“So, what ethnicity are you?”
“Korean-American. My mom’s Korean and my dad’s American.”
Sigh. “Yes I am.”
I had this exchange thousands of times in my mostly white high school in Western Maryland. After being labeled “That Asian kid,” I was ready to embrace the cultural part of my identity in college. For four long years of high school, I felt like I didn’t fully belong in my circle of “typical” white friends. I always felt slightly out of place, like a picture in one of those “spot the difference” pages in a magazine. As I stepped off the graduation stage in my awkward blue gown, I knew college would be different: a clean slate, a second chance and an opportunity to reinvent myself.
I was born in America to a Korean mother and an English and who-knows-what-else father. I could tritely say that like Hannah Montana I had the best of both worlds, but honestly sitting down to a meal of spaghetti and kimchi (a spicy, fermented cabbage dish), entering a living room filled with the dramatic lines of a Korean soap opera and translating between my fervent extended family basically comprised my ethnic life. Aside from the casual, “Are you adopted?” my mom gets whenever we visit Korea and my unhealthy addiction to Korean pastries (choco pie is my binge food), I love my home life. But just like you can’t place spicy Korean pepper paste on an American hamburger (believe me, my family has tried), I couldn’t place my ethnicity. In college, however, I was ready to embrace that quintessential multiethnic group of friends that smiled encouragingly at you on cheesy college brochures.
I walked hesitantly into the Korean Student Association (KSA) general meeting, hoping my moment had come. A flyer from an overly-enthusiastic board member at the student involvement fair brought me here, but I was unsure. Looking around, I saw so many people giving me judge-y eyes like I still didn’t belong. Taking a deep breath, I assured myself that this cultural organization was a piece of my identity: a piece that I wanted, a piece that I deserved.

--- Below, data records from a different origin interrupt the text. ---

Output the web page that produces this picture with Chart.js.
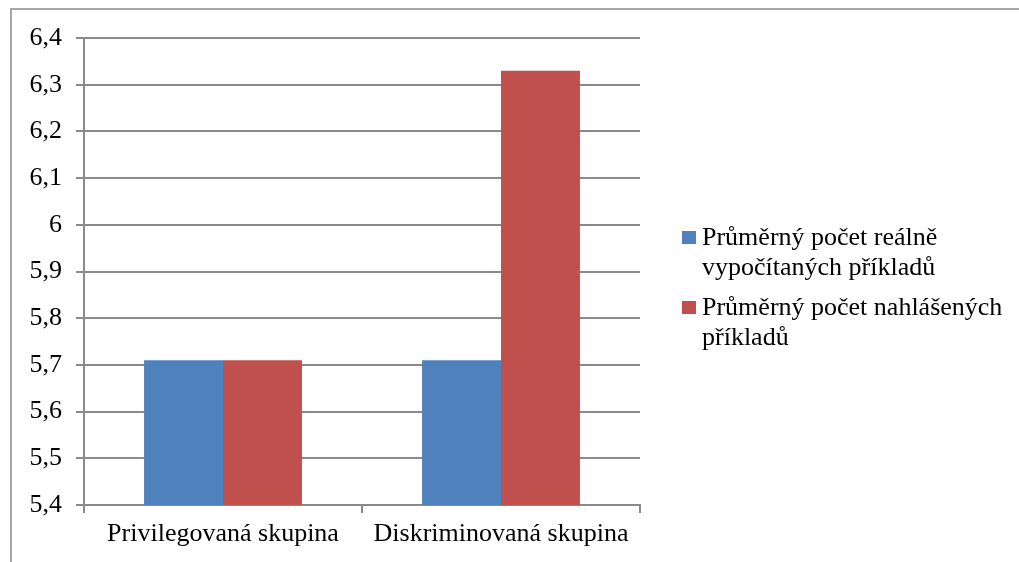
<!DOCTYPE html>
<html>
<head>
<meta charset="utf-8">
<script src="https://cdn.jsdelivr.net/npm/chart.js@4/dist/chart.umd.min.js"></script>
<style>
    body { margin: 0; background: #fff; }
    #wrap { position: relative; width: 1019px; height: 562px; overflow: hidden; }
    #frame { position: absolute; left: 10px; top: 8px; width: 1100px; height: 700px;
             border-left: 2px solid #a6a6a6; border-top: 2px solid #a6a6a6; }
    #legend { position: absolute; left: 682px; top: 222px; width: 345px;
              font-family: 'Liberation Serif', 'Times New Roman', serif; font-size: 26px; line-height: 30px; color: #000; }
    .item { position: relative; padding-left: 20px; margin-bottom: 10px; }
    .box { position: absolute; left: 0; top: 9px; width: 14px; height: 13px; }
</style>
</head>
<body>
<div id="wrap">
    <div id="frame"></div>
    <canvas id="graf" width="1019" height="562"></canvas>
    <div id="legend"></div>
</div>
<script>
// Kategorie a hodnoty
const skupiny = ['Privilegovaná skupina', 'Diskriminovaná skupina'];
const realne = [5.71, 5.71];
const nahlasene = [5.71, 6.33];
const yTickLabels = ['5,4', '5,5', '5,6', '5,7', '5,8', '5,9', '6', '6,1', '6,2', '6,3', '6,4'];

const font = { family: "'Liberation Serif', 'Times New Roman', serif", size: 26 };
const mriz = '#8a8a8a';

const ctx = document.getElementById('graf').getContext('2d');
const chart = new Chart(ctx, {
    type: 'bar',
    data: {
        labels: skupiny,
        datasets: [
            {
                label: 'Průměrný počet reálně vypočítaných příkladů',
                data: realne,
                backgroundColor: '#4f81bd',
                borderWidth: 0
            },
            {
                label: 'Průměrný počet nahlášených příkladů',
                data: nahlasene,
                backgroundColor: '#c0504d',
                borderWidth: 0
            }
        ]
    },
    options: {
        responsive: false,
        animation: false,
        events: [],
        categoryPercentage: 0.568,
        barPercentage: 1,
        layout: { padding: { left: 0, right: 379, top: 38, bottom: 0 } },
        plugins: {
            legend: { display: false },
            tooltip: { enabled: false }
        },
        scales: {
            x: {
                afterFit: function (scale) { scale.height = 57; },
                grid: { offset: true, drawOnChartArea: false, drawTicks: true, tickLength: 8, color: mriz, lineWidth: 2 },
                border: { color: mriz, width: 2 },
                ticks: { color: '#000', font: font, padding: 6 }
            },
            y: {
                min: 5.4,
                max: 6.4,
                afterFit: function (scale) { scale.width = 84; },
                ticks: {
                    stepSize: 0.1,
                    color: '#000',
                    font: font,
                    padding: 14,
                    callback: function (value, index) { return yTickLabels[index]; }
                },
                grid: { color: mriz, lineWidth: 2, tickLength: 8 },
                border: { color: mriz, width: 2 }
            }
        }
    }
});

// Legenda vedle grafu
const legend = document.getElementById('legend');
chart.data.datasets.forEach(function (ds) {
    const item = document.createElement('div');
    item.className = 'item';
    const box = document.createElement('span');
    box.className = 'box';
    box.style.background = ds.backgroundColor;
    item.appendChild(box);
    item.appendChild(document.createTextNode(ds.label));
    legend.appendChild(item);
});
</script>
</body>
</html>
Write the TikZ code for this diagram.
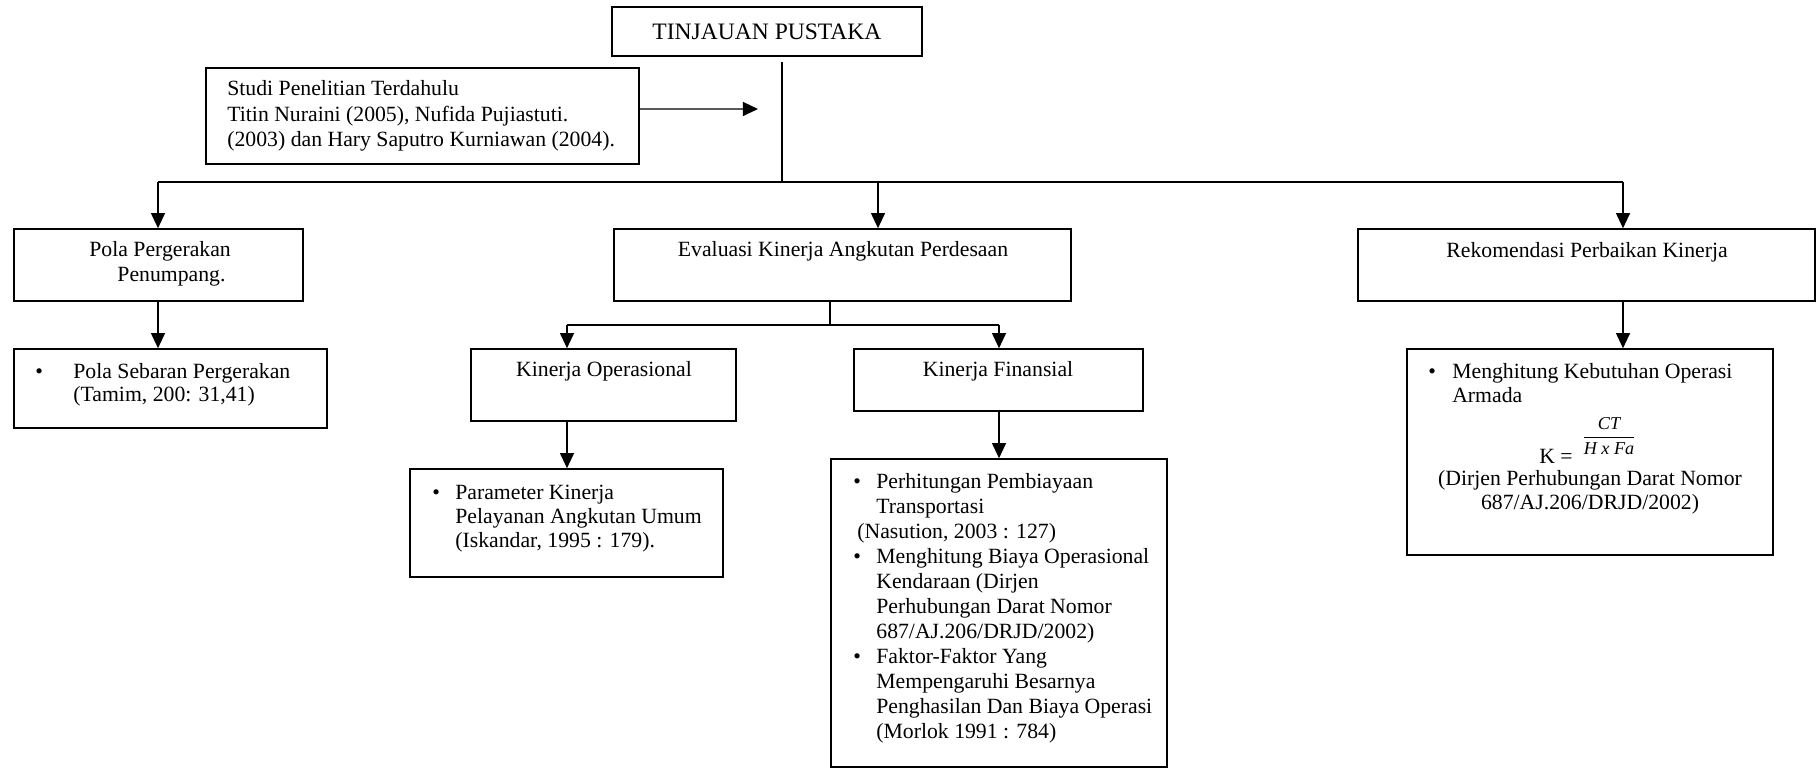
\documentclass[tikz,border=0pt]{standalone}
\usepackage{fontspec}
\setmainfont{Liberation Serif}
\usepackage{amsmath}
\usetikzlibrary{arrows.meta,calc}
\newcommand{\mybul}[1]{\makebox[#1][l]{\textbullet}}
\tikzset{
  box/.style={draw, line width=0.9pt, inner sep=0pt, rectangle},
  sz/.style 2 args={minimum width=#1*0.552pt, minimum height=#2*0.552pt},
  txt/.style={inner sep=0pt, font=\fontsize{12}{13.8}\selectfont},
  conn/.style={line width=0.7pt},
  arr/.style={conn, -{Triangle[length=8.3pt,width=7.7pt]}},
}
\begin{document}
\begin{tikzpicture}[x=0.552pt, y=-0.552pt]
\useasboundingbox (0,0) rectangle (1820,770);

% boxes and texts
\node[box, sz={310}{49}, font=\fontsize{13}{15}\selectfont] (tin) at (767,31.5) {TINJAUAN PUSTAKA};

\node[box, sz={433}{96}] (studi) at (422.5,116) {};
\node[txt, anchor=west, align=left, font=\fontsize{12}{14.2}\selectfont] (studiT) at (227,116)
  {\strut Studi Penelitian Terdahulu\\ Titin Nuraini (2005), Nufida Pujiastuti.\\ (2003) dan Hary Saputro Kurniawan (2004).\strut};

\node[box, sz={289}{72}] (pola) at (158.5,265) {};
\node[txt, anchor=west, align=left] (polaT) at (89,264.5)
  {\strut Pola Pergerakan\\ \hspace*{15.5pt}Penumpang.\strut};

\node[box, sz={457}{72}] (eval) at (842.5,265) {};
\node[txt] (evalT) at (843,252) {\strut Evaluasi Kinerja Angkutan Perdesaan};

\node[box, sz={457}{72}] (rek) at (1586.5,265) {};
\node[txt] (rekT) at (1587,253) {\strut Rekomendasi Perbaikan Kinerja};

\node[box, sz={313}{79}] (seb) at (170.5,388.5) {};
\node[txt, anchor=west, align=left, font=\fontsize{12}{12.6}\selectfont] (sebT) at (35,385.5)
  {\strut\mybul{21pt}Pola Sebaran Pergerakan\\ \hspace*{21pt}(Tamim, 200: 31,41)\strut};

\node[box, sz={265}{72}] (kop) at (603.5,385) {};
\node[txt] (kopT) at (604,372) {\strut Kinerja Operasional};

\node[box, sz={289}{62}] (kfin) at (998.5,380) {};
\node[txt] (kfinT) at (998,372) {\strut Kinerja Finansial};

\node[box, sz={313}{108}] (param) at (566.5,523) {};
\node[txt, anchor=west, align=left, font=\fontsize{12}{13.2}\selectfont] (paramT) at (432,519)
  {\strut\mybul{12.7pt}Parameter Kinerja\\ \hspace*{12.7pt}Pelayanan Angkutan Umum\\ \hspace*{12.7pt}(Iskandar, 1995 : 179).\strut};

\node[box, sz={336}{308}] (perh) at (999,613) {};
\node[txt, anchor=west, align=left] (perhT) at (853,608)
  {\strut\mybul{12.7pt}Perhitungan Pembiayaan\\
   \hspace*{12.7pt}Transportasi\\
   \hspace*{2.2pt}(Nasution, 2003 : 127)\\
   \mybul{12.7pt}Menghitung Biaya Operasional\\
   \hspace*{12.7pt}Kendaraan (Dirjen\\
   \hspace*{12.7pt}Perhubungan Darat Nomor\\
   \hspace*{12.7pt}687/AJ.206/DRJD/2002)\\
   \mybul{12.7pt}Faktor-Faktor Yang\\
   \hspace*{12.7pt}Mempengaruhi Besarnya\\
   \hspace*{12.7pt}Penghasilan Dan Biaya Operasi\\
   \hspace*{12.7pt}(Morlok 1991 : 784)\strut};

\node[box, sz={366}{206}] (meng) at (1590,452) {};
\node[txt, anchor=west, align=left, font=\fontsize{12}{13.2}\selectfont] (mengT) at (1428,386)
  {\strut\mybul{13.2pt}Menghitung Kebutuhan Operasi\\ \hspace*{13.2pt}Armada\strut};
\node[txt] (mengK) at (1556,456) {K =};
\node[inner sep=0pt, font=\fontsize{10}{12}\selectfont] (mengF) at (1609,436)
  {$\dfrac{\textit{CT}}{\textit{H x Fa}}$};
\node[txt, align=center, font=\fontsize{12}{13.2}\selectfont] (mengR) at (1590,493)
  {\strut(Dirjen Perhubungan Darat Nomor\\ 687/AJ.206/DRJD/2002)\strut};

% junctions
\coordinate (jt) at (782,182);
\coordinate (jl) at (158,182);
\coordinate (jm) at (878,182);
\coordinate (jr) at (1623,182);
\coordinate (sa) at (758,109);
\coordinate (es) at (830,325);
\coordinate (esl) at (567,325);
\coordinate (esr) at (999,325);

% connectors
\draw[conn] ($(tin.south -| jt)+(0,5)$) -- (jt);
\draw[conn] (jl) -- (jr);
\draw[arr] ([yshift=3.9pt]studi.east) -- (sa);
\draw[arr] (jl) -- (jl |- pola.north);
\draw[arr] (jm) -- (jm |- eval.north);
\draw[arr] (jr) -- (jr |- rek.north);
\draw[arr] (pola.south -| jl) -- (jl |- seb.north);
\draw[conn] (eval.south -| es) -- (es);
\draw[conn] (esl) -- (esr);
\draw[arr] (esl) -- (esl |- kop.north);
\draw[arr] (esr) -- (esr |- kfin.north);
\draw[arr] (kop.south -| esl) -- (esl |- param.north);
\draw[arr] (kfin.south -| esr) -- (esr |- perh.north);
\draw[arr] (rek.south -| jr) -- (jr |- meng.north);
\end{tikzpicture}
\end{document}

Nothing special happened at that meeting. No spark of belonging or feeling of warmth flooded my chest during the president’s somewhat trite speech about community and I had a nagging feeling I still wasn’t part of that community.

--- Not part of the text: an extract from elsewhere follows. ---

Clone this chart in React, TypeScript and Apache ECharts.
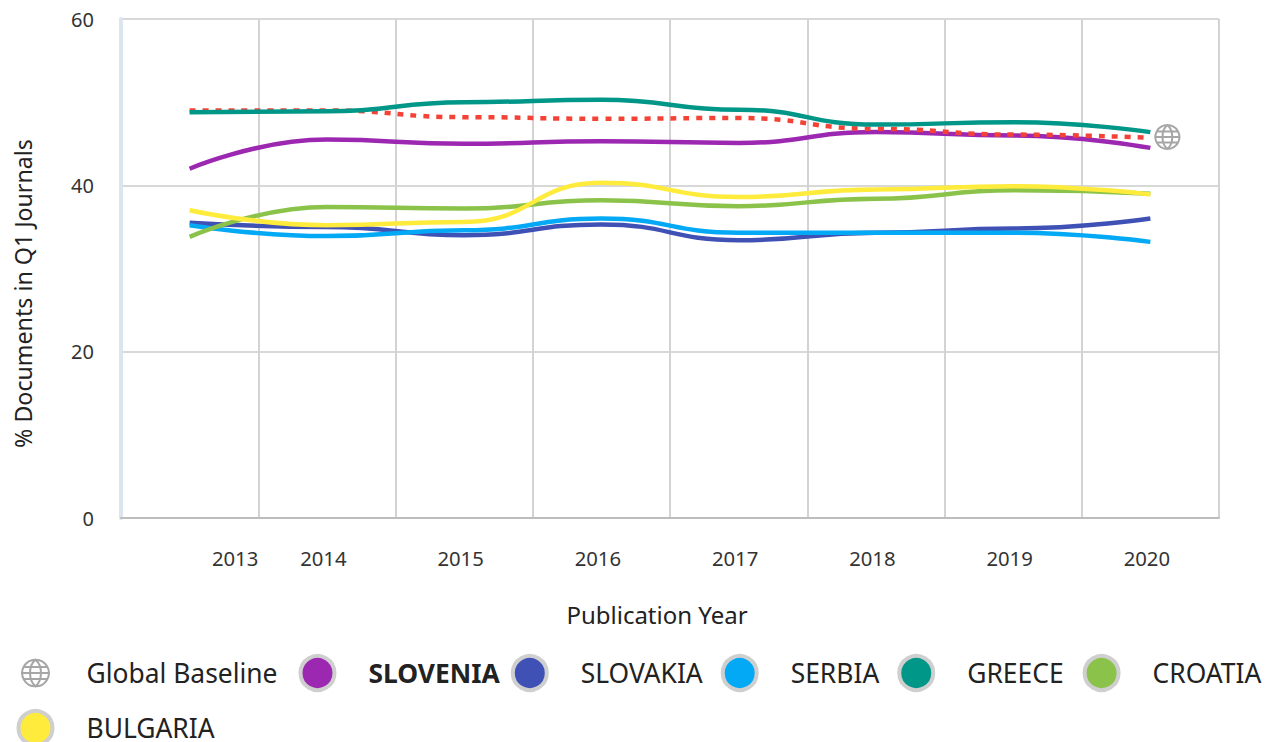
import React, { useEffect, useRef } from "react";
import * as echarts from "echarts";

const years = ["2013", "2014", "2015", "2016", "2017", "2018", "2019", "2020"];
const globalBaseline = [49, 49, 48.2, 48, 48.1, 46.8, 46.1, 45.7];
const slovenia = [42, 45.5, 45, 45.3, 45.1, 46.4, 46, 44.5];
const slovakia = [35.5, 35, 34, 35.3, 33.4, 34.3, 34.8, 36];
const serbia = [35.2, 33.9, 34.6, 36, 34.3, 34.3, 34.3, 33.2];
const greece = [48.8, 48.9, 50, 50.3, 49.1, 47.3, 47.6, 46.4];
const croatia = [33.8, 37.4, 37.2, 38.2, 37.5, 38.4, 39.4, 39];
const bulgaria = [37, 35.2, 35.6, 40.3, 38.6, 39.5, 39.9, 38.9];

const FONT = "'Noto Sans', sans-serif";
const GLOBE_SHAPE =
  "M12 1a11 11 0 1 0 0.01 0ZM12 1C6 6 6 18 12 23C18 18 18 6 12 1ZM1 12H23M2.5 7H21.5M2.5 17H21.5";
const GLOBE = "path://" + GLOBE_SHAPE;
const GLOBE_LEGEND = "path://M-2 -2L-2 -2M26 26L26 26" + GLOBE_SHAPE;

const countries = [
  { name: "SLOVENIA", data: slovenia, color: "#9c27b0", z: 1, gap: 0 },
  { name: "SLOVAKIA", data: slovakia, color: "#3f51b5", z: 3, gap: 7 },
  { name: "SERBIA", data: serbia, color: "#03a9f4", z: 3, gap: 7 },
  { name: "GREECE", data: greece, color: "#009688", z: 3, gap: 8 },
  { name: "CROATIA", data: croatia, color: "#8bc34a", z: 3, gap: 0 },
  { name: "BULGARIA", data: bulgaria, color: "#ffeb3b", z: 3, gap: 0 },
];

export default function App() {
  const ref = useRef<HTMLDivElement>(null);
  useEffect(() => {
    const chart = echarts.init(ref.current!, undefined, { renderer: "svg" });
    const legendText = (gap: number, bold = false, lineHeight = 44) => ({
      fontFamily: FONT,
      fontSize: 26.4,
      lineHeight,
      color: "#222",
      fontWeight: bold ? "bold" : "normal",
      padding: [0, gap, 0, 29],
    });
    chart.setOption({
      animation: false,
      textStyle: { fontFamily: FONT },
      grid: { left: 121, right: 47, top: 19, bottom: 224, containLabel: false, outerBoundsMode: "none" },
      legend: {
        left: 16,
        top: 651,
        width: 1250,
        padding: 0,
        itemGap: 11,
        itemWidth: 34,
        itemHeight: 34,
        selectedMode: false,
        textStyle: legendText(0),
        data: [
          {
            name: "Global Baseline",
            icon: GLOBE_LEGEND,
            itemStyle: { color: "none", borderColor: "#a6a6a6", borderWidth: 2, opacity: 1 },
            textStyle: legendText(10),
          },
          ...countries.map((c) => ({
            name: c.name,
            icon: "circle",
            itemStyle: { color: c.color, borderColor: "#cfcfcf", borderWidth: 4 },
            textStyle: legendText(c.gap, c.name === "SLOVENIA", c.name === "BULGARIA" ? 26 : 44),
          })),
        ],
      },
      xAxis: {
        type: "category",
        data: years,
        boundaryGap: true,
        name: "Publication Year",
        nameLocation: "middle",
        nameGap: 84,
        nameTextStyle: { fontSize: 24, color: "#222", padding: [0, 26, 0, 0] },
        axisTick: { show: false },
        axisLine: { lineStyle: { color: "#bdbdbd", width: 2 } },
        splitLine: {
          show: true,
          showMinLine: false,
          interval: 0,
          lineStyle: { color: "#d3d3d3", width: 2 },
        },
        axisLabel: {
          interval: 0,
          margin: 30,
          fontSize: 20.3,
          color: "#333",
          padding: [0, 7, 0, 0],
          formatter: (v: string) => (v === years[0] ? `{first|${v}}` : v),
          rich: { first: { fontSize: 20.3, color: "#333", padding: [0, 0, 0, 98] } },
        },
      },
      yAxis: {
        type: "value",
        min: 0,
        max: 60,
        interval: 20,
        name: "% Documents in Q1 Journals",
        nameLocation: "middle",
        nameGap: 87,
        nameTextStyle: { fontSize: 23.2, color: "#222", padding: [0, 50, 0, 0] },
        axisTick: { show: false },
        axisLine: { show: true, lineStyle: { color: "#dce5ed", width: 4 } },
        splitLine: { show: true, showMinLine: false, lineStyle: { color: "#d8d8d8", width: 2 } },
        axisLabel: { margin: 27, fontSize: 20, color: "#333" },
      },
      series: [
        {
          name: "Global Baseline",
          type: "line",
          data: globalBaseline,
          z: 2,
          smooth: 0.5,
          smoothMonotone: "x",
          showSymbol: false,
          symbol: "none",
          lineStyle: { color: "#f44336", width: 4.5, type: [6, 7] },
          itemStyle: { color: "#f44336" },
          markPoint: {
            silent: true,
            symbol: GLOBE,
            symbolSize: 24,
            symbolOffset: [17, -1],
            itemStyle: { color: "none", borderColor: "#a6a6a6", borderWidth: 2 },
            label: { show: false },
            data: [{ coord: [years[years.length - 1], globalBaseline[globalBaseline.length - 1]] }],
          },
        },
        ...countries.map((c) => ({
          name: c.name,
          type: "line",
          data: c.data,
          z: c.z,
          smooth: 0.5,
          smoothMonotone: "x",
          showSymbol: false,
          symbol: "none",
          lineStyle: { color: c.color, width: 4.5 },
          itemStyle: { color: c.color },
        })),
      ],
    });
    return () => chart.dispose();
  }, []);
  return <div ref={ref} style={{ position: "absolute", left: 0, top: 0, width: 1266, height: 742 }} />;
}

But I had convinced myself to need this cultural acceptance, so I decided to experience all the opportunities KSA offered. I attended the retreat in Rhode Island, the Korean Dance Culture Show, talent contests, teahouses, culture seminars and information forums. I ate the food at picnics, conversed about Korean-American politics and went along with the best of them in the games we played. Through all of these experiences, I formed great friendships and collected so many wonderful memories, but was still left with a sense of ethnic confusion and isolation. Throughout the year, I asked myself, What am I?
More importantly, I saw more than ever the clear lines of ethnic separation. The friend groups I made were largely Korean and I found myself more and more solely interacting with those within the KSA community, from people I chatted with as I walked to class to the friends I sat with during meals. Brought to my wit’s end by a Facebook post openly–and I guess understandingly–questioning why the “only white guy” was present in the Asian Caucus Ball pictures that my friends and I had posted, I decided to think and reevaluate.
Chipotle is my answer to a rough day. It’s as if all of my problems could be neatly wrapped inside one steaming tortilla, as if $11–including guacamole (duh)–could make my problems disappear, at least for an hour. On a cool day in the spring semester, I sat across from my KSA big brother, a mentor assigned to me in the first weeks of the fall semester. As we laughed about finals and Netflix, I realized how great a friendship I had, one that obliterated all my ethnic confusion and insecurity. I never felt out of place with my KSA “hyung” (Korean for, you guessed it, big brother). As I finished my burrito, I reflected on not just the friend seated across from me, but all of the valuable relationships I had formed through KSA. The one-on-one lunches, fun Vietnamese food outings and amazing conversations would never have happened if I hadn’t decided to test the waters and accept my so-called Asian identity.
I asked myself then, are culture and ethnicity really decided by a community? In some sense, yes. But in my experience, the real, palpable feeling of culture and belonging is found in daily interactions with friends and loved ones. Regardless of skin color, the love people have in their hearts for one another truly encompasses the feeling of ethnic identity. The food, the customs, the clothes–that all comes later. Ethnicity, in its purest form, is an emotional intimacy with those around you. So yes, culture shows and ethnic events are great, but the true feeling of culture is sharing it with someone close.
So no, I didn’t form that model group of multicultural friends you see laughing on your college’s home page, but in my suite next year, seven Koreans will be living together–eight if you count me. I still don’t know how to define myself and that’s ok because I have seven supporting friends close by.